2) \forall \epsilon>0:\,\lim_\delta\limsup_n P_n[f:w_f'(\delta)\geq\epsilon]=0.

These say, respectively, that the measure of ||f|| doesn’t escape to \infty, and there is no mass given in the limit to functions which ‘wiggle with infinite frequency on an epsilon scale of amplitude’.

D_\infty=D[0,\infty)

Our earlier definition of the Skorohod metric could have been written:

d(f,g)=\inf_{\lambda\in\Lambda}\{||\lambda-\text{id}||\vee||f-\lambda\circ g||\}.

From a topological convergence point of view, there’s no need to use the sup norm on \lambda - \text{id}. We want to regulate smoothness of the reparameterisation, so we could use the norm:

||\lambda||^\circ=\sup_{s<t}|\log\frac{\lambda(t)-\lambda(s)}{t-s}|,

that is, the slope is uniformly close to 1 if ||\lambda||^\circ is small. The advantage of this choice of norm is that an extension to D[0,\infty) is immediate. Also, the induced product norm

d^\circ(f,g)=\inf_{\lambda\in\Lambda} \{||\lambda - \text{id}||^\circ \vee||x-\lambda\circ y||\}

is complete. This gives us a few problems, as for example

d_\circ(1_{[0,1)},1_{[0,1-\frac{1}{n})})=1,

as you can’t reparameterise over the jump in a way that ensures the log of the gradient is relatively small. (In particular, to keep the sup norm less than 1, we would need \lambda to send [1-\frac{1}{n}]\mapsto 1, and so ||\lambda||^\circ=\infty by definition.)

So we can’t immediately define Skorohod convergence on D_\infty by demanding convergence on any restriction to [0,t]. We overcome this in a similar way to convergence of distribution functions.

Lemma: If d_t^\circ (f_n,f)\rightarrow_n 0 then for any s<t with f cts at s, then d_s^\circ(f_n,f)\rightarrow_n 0.
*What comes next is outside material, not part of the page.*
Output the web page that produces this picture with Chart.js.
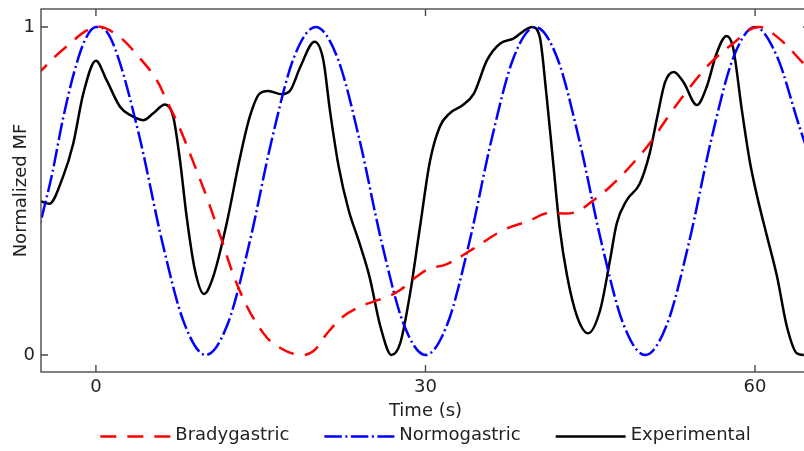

So this says that the functions converge in Skorohod space if for arbitrarily large times T where the limit function is continuous, the restrictions to [0,T] converge. (Note that cadlag functions have at most countably many discontinuities, so this is fine.)

A metric for D_\infty

If we want to specify an actual metric d_\infty^\circ, the usual tools for specifying a countable product metric will do here:

d_\infty^\circ(f,g)=\sum_{m\geq 1}2^{-m}[1\wedge d_m^\circ(f^m,g^m)],

where f^m is the restriction of f to [0,m], with the potential discontinuity at m smoothed out:

f^m(t)=\begin{cases}t&t\leq m-1\\ (m-t)f(t)&t\in[m-1,m]\\ 0&t\geq m.\end{cases}

In particular, d_\infty^\circ(f,g)=0\Rightarrow f^m=g^m\,\forall m.

It can be checked that:

Theorem: d_\infty^\circ(f_n,f)\rightarrow 0 in D_\infty if and only iff

\exists \lambda_n\in\Lambda_\infty\text{ s.t. }||\lambda_n-\text{id}||\rightarrow 0

\text{and }\sup_{t\leq m}|\lambda_n\circ f_n-f|\rightarrow_n 0,\,\forall m,

and that d_\infty^\circ (f_n,f)\rightarrow 0 \Rightarrow d_t^\circ(f_n,f)\rightarrow 0 for every point of continuity t of f.

Similarly weak convergence and tightness properties are available, roughly as you might expect. It is probably better to reference Billingsley’s book or similar sources rather than further attempting to summarise them here.